Barbie’s pink dream house fades to grey
Laura Slattery
It was blessed with a restaurant, a spa and more Schiaparelli pink than a candyfloss museum, but now Mattel’s flagship Barbie concept store in China has shut down after less than two years. Based in central Shanghai, the retail haven for all-things-Barbie was part of toymaker Mattel’s grand push into Asia – and as such was at all too safe a distance from the pester power of the multi-careered doll’s Western fanbase.
Mattel told the Bloomberg news wire this morning that it was planning a new “brand strategy” in China for Barbra Millicent Roberts, who at 52 years of age* is still not showing much sign of middle-age spread (although her waist is wider now than it was as late as the 1990s). The Shanghai sales were a bit lean, however, obliging Mattel to lower its targets for the 37,700 square foot store three times since its opening in March 2009.
Despite the fact that her plastic limbs and blonde locks are, unsurprisingly, put together in China (and Indonesia), brand awareness of Barbie in the world’s fastest-growing economy hasn’t been sufficient to keep the dream house open for business. Luckily for Mattel, some $3 billion worth of Barbie-branded products are sold worldwide every year.
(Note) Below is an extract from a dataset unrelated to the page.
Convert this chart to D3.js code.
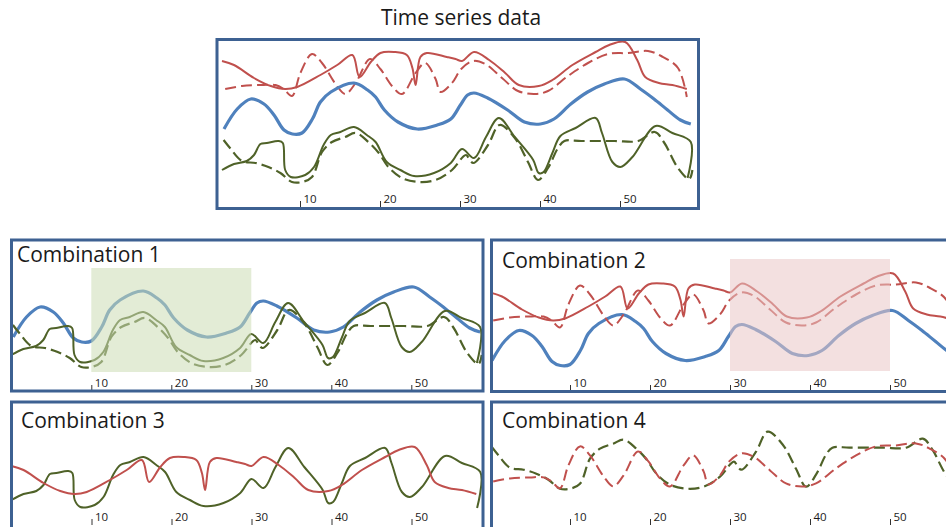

Parents unnerved by all the princess pink that mushrooms out of the girls’ aisles in stringently gender-segregated toystores shouldn’t worry too much, however. Academic research published by the marketing expert Dr Agnes Nairn in 2005 suggests that as girls grow older, they reject Barbie – by, er, torturing her. Maiming, shaving, decapitating, microwaving… Barbie barbarism is just a rite of passage for the maturing Barbie-owner. Indeed, it’s probably only a matter of time before Mattel cashes in with its own Doll Destroyer Kit.
* Technically, Barbie is 51. But it’s her birthday on Wednesday.